TASK BRIEF: Write out the entries below exactly, starting at the first line and stopping after the line that contains "fig.savefig('out.png', dpi=100)"; skip all pictures.

RECORDS PROVIDED:
•••

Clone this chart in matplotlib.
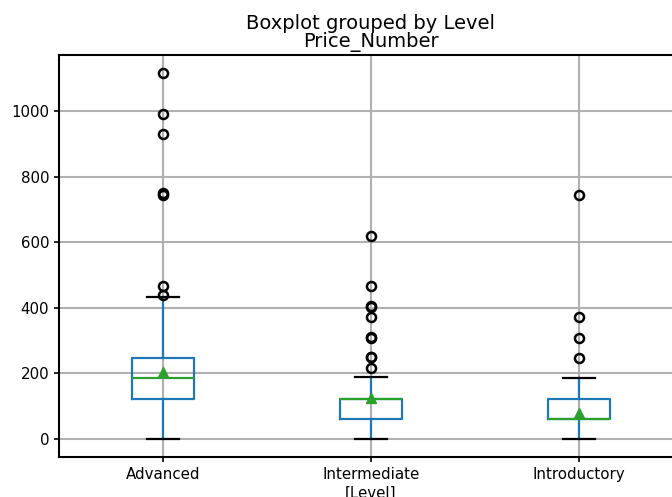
import matplotlib.pyplot as plt

# values
levels = ['Advanced', 'Intermediate', 'Introductory']
q1 = [122, 61, 61]
med = [185, 122, 61]
q3 = [247, 122, 122]
means = [205, 124, 80]
whis_lo = [0, 0, 0]
whis_hi = [433, 187, 185]
fliers = [
    [438, 466, 745, 749, 930, 990, 1115],
    [217, 248, 250, 308, 311, 372, 403, 405, 465, 619],
    [246, 308, 372, 743],
]

stats = []
for i, name in enumerate(levels):
    stats.append({'label': name, 'q1': q1[i], 'med': med[i], 'q3': q3[i],
                  'mean': means[i], 'whislo': whis_lo[i], 'whishi': whis_hi[i],
                  'fliers': fliers[i]})

fig = plt.figure(figsize=(6.72, 4.97), dpi=100)
# the reference is cropped on the right, so the axes run past the figure edge
ax = fig.add_axes([59 / 672, 40 / 497, 624 / 672, 402 / 497])

lw = 1.6
ax.bxp(stats, showmeans=True,
       boxprops=dict(color='#1f77b4', linewidth=lw),
       whiskerprops=dict(color='#1f77b4', linewidth=lw),
       capprops=dict(color='black', linewidth=lw),
       medianprops=dict(color='#2ca02c', linewidth=lw),
       meanprops=dict(marker='^', markerfacecolor='#2ca02c', markeredgecolor='#2ca02c', markersize=7),
       flierprops=dict(marker='o', markerfacecolor='none', markeredgecolor='black',
                       markersize=6.5, markeredgewidth=1.8))

ax.grid(True, color='#b0b0b0', linewidth=1.5)
ax.set_axisbelow(True)
for s in ax.spines.values():
    s.set_linewidth(1.5)
ax.tick_params(width=1.2, labelsize=10.8)

ax.set_title('Price_Number', fontsize=14)
ax.set_xlabel('[Level]', fontsize=10.8, labelpad=3)
fig.text(371 / 672, 1 - 29 / 497, 'Boxplot grouped by Level', ha='center', va='baseline', fontsize=14)

fig.savefig('out.png', dpi=100)
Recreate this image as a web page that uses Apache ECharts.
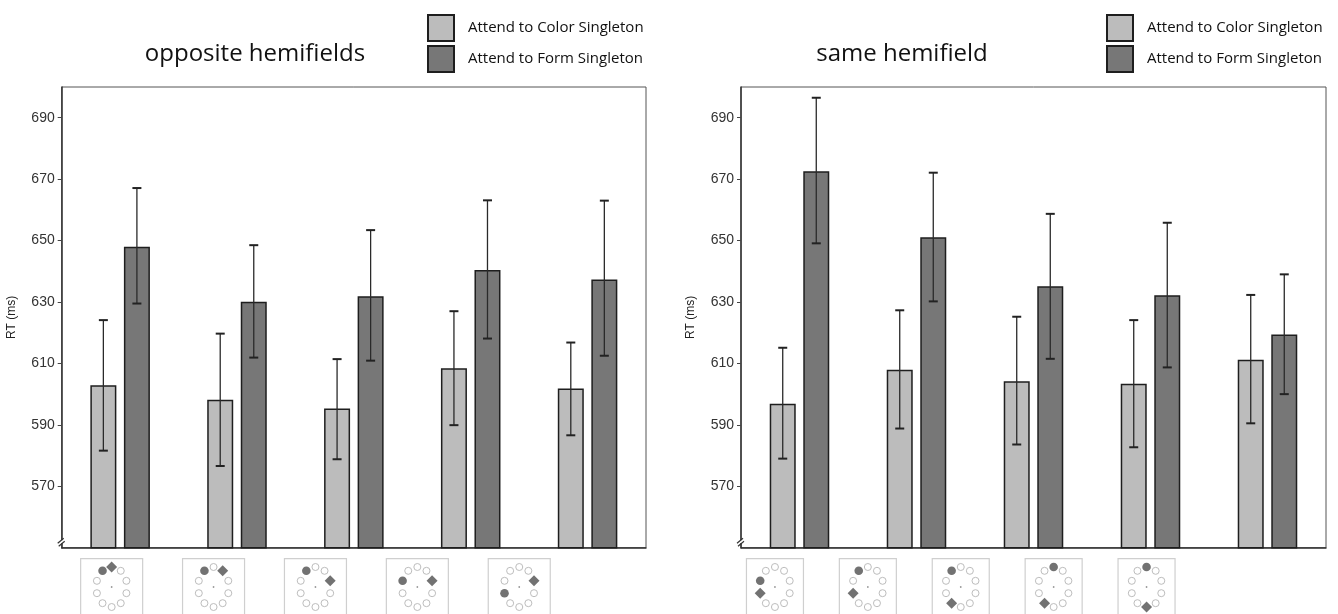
<!DOCTYPE html>
<html><head><meta charset="utf-8">
<script src="https://cdn.jsdelivr.net/npm/echarts@6/dist/echarts.min.js"></script>
<style>html,body{margin:0;padding:0;background:#fff}#c{width:1338px;height:614px}</style>
</head><body><div id="c"></div>
<script>
// ---------- data ----------
const categories = ['1', '2', '3', '4', '5'];
const legendNames = ['Attend to Color Singleton', 'Attend to Form Singleton'];
const panelTitles = ['opposite hemifields', 'same hemifield'];
const yAxisName = 'RT (ms)';
const yTicks = [570, 590, 610, 630, 650, 670, 690];
const yMin = 550;
const yMax = 700;

// opposite hemifields
const oppColorMean = [602.9, 598.2, 595.3, 608.4, 601.8];
const oppColorLow  = [581.6, 576.6, 578.8, 589.9, 586.6];
const oppColorHigh = [624.1, 619.7, 611.4, 627.0, 616.8];
const oppFormMean  = [648.0, 630.1, 631.9, 640.4, 637.3];
const oppFormLow   = [629.5, 611.9, 610.9, 618.1, 612.5];
const oppFormHigh  = [667.1, 648.5, 653.4, 663.1, 663.0];

// same hemifield
const sameColorMean = [596.9, 607.9, 604.2, 603.4, 611.2];
const sameColorLow  = [579.0, 588.8, 583.6, 582.7, 590.5];
const sameColorHigh = [615.1, 627.3, 625.2, 624.1, 632.3];
const sameFormMean  = [672.6, 651.1, 635.1, 632.2, 619.4];
const sameFormLow   = [649.1, 630.2, 611.5, 608.7, 600.0];
const sameFormHigh  = [696.5, 672.1, 658.7, 655.8, 639.0];

// display icons: 10 slots on a ring, slot 0 at top, clockwise
const ringSlots = 10;
const oppCircleSlot  = [9, 9, 9, 8, 7];
const oppDiamondSlot = [0, 1, 2, 2, 2];
const sameCircleSlot  = [8, 9, 9, 0, 0];
const sameDiamondSlot = [7, 7, 6, 6, 5];

// ---------- styles ----------
const LIGHT = '#bcbcbc', DARK = '#777777';
const BAR_W = 26, BAR_GAP = 0.29;
const BAR_OFF = (BAR_W + BAR_W * BAR_GAP) / 2;
const AXIS_FONT = 'Liberation Sans, Arial, sans-serif';
const TEXT_FONT = 'Open Sans, Noto Sans, sans-serif';

const grids = [
  {left: 61.7, top: 87, width: 584.3, height: 460.7},
  {left: 741, top: 87, width: 585, height: 460.7},
  {left: 60.7, top: 560, width: 509.5, height: 57},
  {left: 728.5, top: 560, width: 464.5, height: 57}
];

function errData(low, high, side) {
  return low.map((v, i) => [i, v, high[i], side]);
}
function iconData(circ, dia) {
  return circ.map((c, i) => [i, 0, c, dia[i]]);
}

function renderErr(params, api) {
  const c = api.value(0), lo = api.value(1), hi = api.value(2), side = api.value(3);
  const pLo = api.coord([c, lo]);
  const pHi = api.coord([c, hi]);
  const x = pLo[0] + side * BAR_OFF;
  const cap = 4.5;
  const st = {stroke: '#2a2a2a', lineWidth: 1.3};
  const cs = {stroke: '#222', lineWidth: 2};
  return {type: 'group', children: [
    {type: 'line', shape: {x1: x, y1: pHi[1], x2: x, y2: pLo[1]}, style: st},
    {type: 'line', shape: {x1: x - cap, y1: pHi[1], x2: x + cap, y2: pHi[1]}, style: cs},
    {type: 'line', shape: {x1: x - cap, y1: pLo[1], x2: x + cap, y2: pLo[1]}, style: cs}
  ]};
}

function makeIconRenderer(boxW) {
  return function (params, api) {
    const i = api.value(0);
    const p = api.coord([i, api.value(1)]);
    const cx = p[0], cy = p[1];
    const circ = api.value(2), dia = api.value(3);
    const RX = 15.5, RY = 20;
    const children = [
      {type: 'rect', shape: {x: cx - boxW / 2, y: cy - 28.3, width: boxW, height: 62},
       style: {fill: 'none', stroke: '#cfcfcf', lineWidth: 1.2}},
      {type: 'circle', shape: {cx: cx, cy: cy, r: 0.9}, style: {fill: '#999'}}
    ];
    for (let k = 0; k < ringSlots; k++) {
      const a = k * 2 * Math.PI / ringSlots;
      const x = cx + RX * Math.sin(a), y = cy - RY * Math.cos(a);
      if (k === circ) {
        children.push({type: 'circle', shape: {cx: x, cy: y, r: 4.3}, style: {fill: '#727272'}});
      } else if (k === dia) {
        const d = 5.5;
        children.push({type: 'polygon', shape: {points: [[x, y - d], [x + d, y], [x, y + d], [x - d, y]]},
          style: {fill: '#727272'}});
      } else {
        children.push({type: 'circle', shape: {cx: x, cy: y, r: 3.5},
          style: {fill: 'none', stroke: '#bdbdbd', lineWidth: 1}});
      }
    }
    return {type: 'group', children: children};
  };
}

const xAxes = [0, 1, 2, 3].map(g => ({
  type: 'category', gridIndex: g, data: categories,
  boundaryGap: true,
  axisLine: {show: g < 2, onZero: false, lineStyle: {color: '#333', width: 1.5}},
  axisTick: {show: false}, axisLabel: {show: false}, splitLine: {show: false}
}));
const yAxes = [0, 1].map(g => ({
  type: 'value', gridIndex: g, min: yMin, max: yMax,
  name: yAxisName, nameLocation: 'middle', nameGap: 44, nameRotate: 90,
  nameTextStyle: {fontFamily: AXIS_FONT, fontSize: 12, color: '#222'},
  axisLine: {show: true, lineStyle: {color: '#333', width: 1.5}},
  axisTick: {show: true, customValues: yTicks, length: 4, lineStyle: {color: '#444'}},
  axisLabel: {show: true, customValues: yTicks, fontFamily: AXIS_FONT, fontSize: 14, color: '#333', margin: 7},
  splitLine: {show: false}
})).concat([2, 3].map(g => ({
  type: 'value', gridIndex: g, min: -1, max: 1, show: false
})));

function barSeries(name, data, color, idx) {
  return {
    type: 'bar', name: name, data: data, xAxisIndex: idx, yAxisIndex: idx,
    barWidth: BAR_W, barGap: (BAR_GAP * 100) + '%',
    itemStyle: {color: color, borderColor: '#1e1e1e', borderWidth: 1.5},
    emphasis: {disabled: true}, animation: false
  };
}

function legendAt(left) {
  return {data: legendNames, left: left, top: 14, padding: 0, orient: 'vertical',
    itemWidth: 26, itemHeight: 26, itemGap: 3, icon: 'rect', selectedMode: false,
    textStyle: {fontFamily: TEXT_FONT, fontSize: 15, color: '#111', padding: [0, 0, 0, 9]}};
}
function titleAt(text, x) {
  return {text: text, left: x, top: 37, textAlign: 'center',
    textStyle: {fontFamily: TEXT_FONT, fontSize: 24, fontWeight: 'normal', color: '#111'}};
}

const option = {
  backgroundColor: '#fff',
  animation: false,
  title: [titleAt(panelTitles[0], 250), titleAt(panelTitles[1], 897)],
  legend: [legendAt(427), legendAt(1106)],
  grid: grids.map((g, i) => Object.assign({show: i < 2, borderColor: '#555', borderWidth: 1, containLabel: false}, g)),
  xAxis: xAxes,
  yAxis: yAxes,
  series: [
    barSeries(legendNames[0], oppColorMean, LIGHT, 0),
    barSeries(legendNames[1], oppFormMean, DARK, 0),
    barSeries(legendNames[0], sameColorMean, LIGHT, 1),
    barSeries(legendNames[1], sameFormMean, DARK, 1),
    {type: 'custom', name: 'errOpp', xAxisIndex: 0, yAxisIndex: 0, z: 5, renderItem: renderErr,
     data: errData(oppColorLow, oppColorHigh, -1).concat(errData(oppFormLow, oppFormHigh, 1)), silent: true},
    {type: 'custom', name: 'errSame', xAxisIndex: 1, yAxisIndex: 1, z: 5, renderItem: renderErr,
     data: errData(sameColorLow, sameColorHigh, -1).concat(errData(sameFormLow, sameFormHigh, 1)), silent: true},
    {type: 'custom', name: 'iconOpp', xAxisIndex: 2, yAxisIndex: 2, renderItem: makeIconRenderer(62),
     data: iconData(oppCircleSlot, oppDiamondSlot), silent: true, clip: false},
    {type: 'custom', name: 'iconSame', xAxisIndex: 3, yAxisIndex: 3, renderItem: makeIconRenderer(57),
     data: iconData(sameCircleSlot, sameDiamondSlot), silent: true, clip: false}
  ]
};

const chart = echarts.init(document.getElementById('c'), null, {renderer: 'canvas'});
chart.setOption(option);

// axis-break marks at bottom of each y axis
const breakMarks = [];
[0, 1].forEach(g => {
  const y = chart.convertToPixel({yAxisIndex: g}, 551.8);
  const x = grids[g].left;
  breakMarks.push(
    {type: 'rect', shape: {x: x - 3, y: y - 2, width: 6, height: 3}, style: {fill: '#fff'}, z: 20},
    {type: 'line', shape: {x1: x - 4, y1: y + 1, x2: x + 2, y2: y - 4}, style: {stroke: '#333', lineWidth: 1.2}, z: 21},
    {type: 'line', shape: {x1: x - 3, y1: y + 4, x2: x + 3, y2: y - 1}, style: {stroke: '#333', lineWidth: 1.2}, z: 21}
  );
});
chart.setOption({graphic: breakMarks});
</script>
</body></html>
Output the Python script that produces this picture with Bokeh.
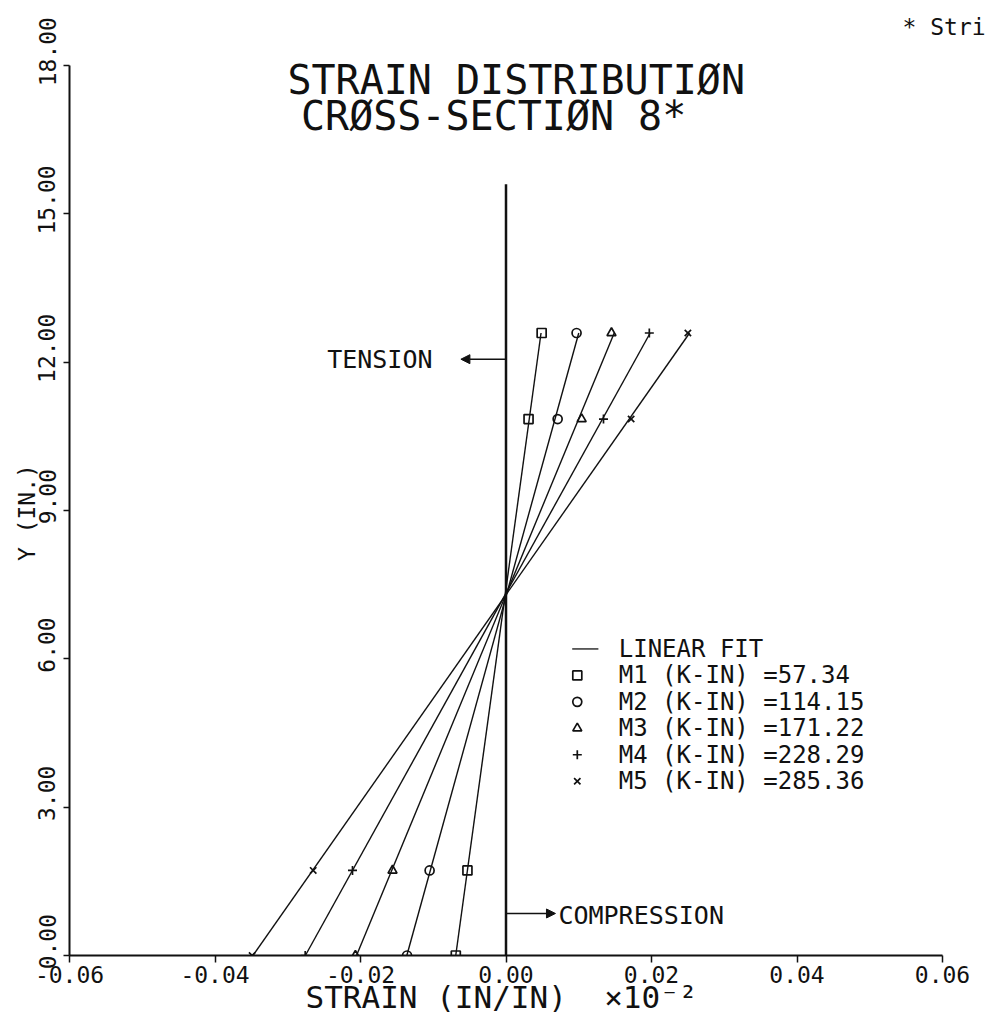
import numpy as np
from bokeh.plotting import figure
from bokeh.models import Range1d, FixedTicker, NumeralTickFormatter, Label, Arrow, NormalHead
from bokeh.embed import file_html
from bokeh.resources import INLINE

# Gauge heights above the bottom fibre (in.)
gauge_y = [0.0, 1.72, 10.85, 12.59]

# Measured strains (x 10^-2 in/in) at each gauge height, one list per load step
strain_m1 = [-0.0069, -0.0053, 0.0031, 0.0049]
strain_m2 = [-0.0136, -0.0105, 0.0071, 0.0097]
strain_m3 = [-0.0207, -0.0156, 0.0104, 0.0145]
strain_m4 = [-0.0276, -0.0211, 0.0134, 0.0197]
strain_m5 = [-0.0349, -0.0265, 0.0172, 0.0250]

series_names = ["M1", "M2", "M3", "M4", "M5"]
moments = [57.34, 114.15, 171.22, 228.29, 285.36]
marker_types = ["square", "circle", "triangle", "cross", "x"]

x_ticks = [-0.06, -0.04, -0.02, 0.0, 0.02, 0.04, 0.06]
y_ticks = [0, 3, 6, 9, 12, 15, 18]

FONT = "DejaVu Sans Mono"
INK = "#111111"
NBSP = "\u00a0"

# Page geometry: axes span x -0.06..0.06 over 873 px, y 0..18 over 890 px.
W, H = 989, 1021
LEFT, BOTTOM = 69, 66
X0, X1, Y0, Y1 = -0.06, 0.06, 0.0, 18.0
px_per_x = 873 / (X1 - X0)
px_per_y = 890 / (Y1 - Y0)
x_end = X1 + (W - LEFT - 873) / px_per_x      # let the frame run to the right edge
y_end = Y1 + (H - BOTTOM - 890) / px_per_y    # ... and to the top edge

p = figure(width=W, height=H,
           x_range=Range1d(X0, x_end), y_range=Range1d(Y0, y_end),
           output_backend="svg", toolbar_location=None,
           min_border_left=LEFT, min_border_right=0,
           min_border_top=0, min_border_bottom=BOTTOM)
p.background_fill_color = "white"
p.border_fill_color = "white"
p.outline_line_color = None
p.xgrid.visible = False
p.ygrid.visible = False

for ax in (p.xaxis[0], p.yaxis[0]):
    ax.axis_line_width = 2
    ax.axis_line_color = INK
    ax.major_tick_line_color = INK
    ax.major_tick_line_width = 1.5
    ax.minor_tick_line_color = None
    ax.major_tick_in = 0
    ax.major_label_text_font = FONT
    ax.major_label_text_font_size = "23px"
    ax.major_label_text_color = INK
    ax.formatter = NumeralTickFormatter(format="0.00")
    ax.axis_label_text_font = FONT
    ax.axis_label_text_font_style = "normal"
    ax.axis_label_text_color = INK

p.xaxis.bounds = (X0, X1)
p.xaxis.ticker = FixedTicker(ticks=x_ticks)
p.xaxis.major_tick_out = 7
p.xaxis.major_label_standoff = 3
# trailing spaces pull the centred title back over the axis itself
p.xaxis.axis_label = "STRAIN (IN/IN)" + NBSP * 2 + "×10⁻²" + NBSP * 3
p.xaxis.axis_label_text_font_size = "31px"
p.xaxis.axis_label_standoff = -7

p.yaxis.bounds = (Y0, Y1)
p.yaxis.ticker = FixedTicker(ticks=y_ticks)
p.yaxis.major_tick_out = 6
p.yaxis.major_label_standoff = 3
p.yaxis.major_label_orientation = "vertical"
# plotter-style labels sit a little above their ticks
p.yaxis.major_label_overrides = {t: NBSP * 2 + f"{t:.2f}" for t in y_ticks}
p.yaxis.axis_label = "Y (IN.)" + NBSP * 5
p.yaxis.axis_label_text_font_size = "23px"
p.yaxis.axis_label_standoff = -8

# Neutral reference line at zero strain
p.line([0, 0], [0, 15.6], line_color=INK, line_width=2.5)

series = [strain_m1, strain_m2, strain_m3, strain_m4, strain_m5]
ys = np.array(gauge_y)
for strains, marker in zip(series, marker_types):
    slope, icpt = np.polyfit(ys, np.array(strains), 1)
    ya, yb = ys.min(), ys.max()
    p.line([icpt + slope * ya, icpt + slope * yb], [ya, yb],
           line_color=INK, line_width=1.4)
    p.scatter(strains, gauge_y, marker=marker, size=9,
              line_color=INK, fill_color=None, line_width=1.7)


def add_text(x, y, text, size, align="left", font=FONT):
    p.add_layout(Label(x=x, y=y, text=text, text_font=font,
                       text_font_size=size, text_color=INK,
                       text_align=align, text_baseline="middle"))


# Titles and note
add_text(0.0014, 17.71, "STRAIN DISTRIBUTIØN", "40px", align="center")
add_text(-0.0017, 16.98, "CRØSS-SECTIØN 8*", "40px", align="center")
add_text(0.0545, 18.77, "* Stri", "23px")

# Tension / compression arrows
add_text(-0.0101, 12.05, "TENSION", "25px", align="right")
p.add_layout(Arrow(end=NormalHead(size=9, fill_color=INK, line_color=INK),
                   x_start=0, y_start=12.06, x_end=-0.0062, y_end=12.06,
                   line_color=INK, line_width=1.5))
add_text(0.0072, 0.81, "COMPRESSION", "25px")
p.add_layout(Arrow(end=NormalHead(size=9, fill_color=INK, line_color=INK),
                   x_start=0, y_start=0.85, x_end=0.0068, y_end=0.85,
                   line_color=INK, line_width=1.5))

# Key
key_x_mark = 0.0098
key_x_text = 0.0155
key_top = 6.2
key_step = 0.535
p.line([0.0091, 0.0127], [key_top, key_top], line_color=INK, line_width=1.3)
add_text(key_x_text, key_top, "LINEAR FIT", "24px")
for i, (name, mom, marker) in enumerate(zip(series_names, moments, marker_types)):
    yk = key_top - key_step * (i + 1)
    p.scatter([key_x_mark], [yk], marker=marker, size=9,
              line_color=INK, fill_color=None, line_width=1.7)
    add_text(key_x_text, yk, f"{name} (K-IN) ={mom:.2f}", "24px")

open("out.html", "w").write(file_html(p, INLINE))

•••

REPLY TO THE EXERCISE:
Clone this chart in matplotlib.
import matplotlib.pyplot as plt

# values
levels = ['Advanced', 'Intermediate', 'Introductory']
q1 = [122, 61, 61]
med = [185, 122, 61]
q3 = [247, 122, 122]
means = [205, 124, 80]
whis_lo = [0, 0, 0]
whis_hi = [433, 187, 185]
fliers = [
    [438, 466, 745, 749, 930, 990, 1115],
    [217, 248, 250, 308, 311, 372, 403, 405, 465, 619],
    [246, 308, 372, 743],
]

stats = []
for i, name in enumerate(levels):
    stats.append({'label': name, 'q1': q1[i], 'med': med[i], 'q3': q3[i],
                  'mean': means[i], 'whislo': whis_lo[i], 'whishi': whis_hi[i],
                  'fliers': fliers[i]})

fig = plt.figure(figsize=(6.72, 4.97), dpi=100)
# the reference is cropped on the right, so the axes run past the figure edge
ax = fig.add_axes([59 / 672, 40 / 497, 624 / 672, 402 / 497])

lw = 1.6
ax.bxp(stats, showmeans=True,
       boxprops=dict(color='#1f77b4', linewidth=lw),
       whiskerprops=dict(color='#1f77b4', linewidth=lw),
       capprops=dict(color='black', linewidth=lw),
       medianprops=dict(color='#2ca02c', linewidth=lw),
       meanprops=dict(marker='^', markerfacecolor='#2ca02c', markeredgecolor='#2ca02c', markersize=7),
       flierprops=dict(marker='o', markerfacecolor='none', markeredgecolor='black',
                       markersize=6.5, markeredgewidth=1.8))

ax.grid(True, color='#b0b0b0', linewidth=1.5)
ax.set_axisbelow(True)
for s in ax.spines.values():
    s.set_linewidth(1.5)
ax.tick_params(width=1.2, labelsize=10.8)

ax.set_title('Price_Number', fontsize=14)
ax.set_xlabel('[Level]', fontsize=10.8, labelpad=3)
fig.text(371 / 672, 1 - 29 / 497, 'Boxplot grouped by Level', ha='center', va='baseline', fontsize=14)

fig.savefig('out.png', dpi=100)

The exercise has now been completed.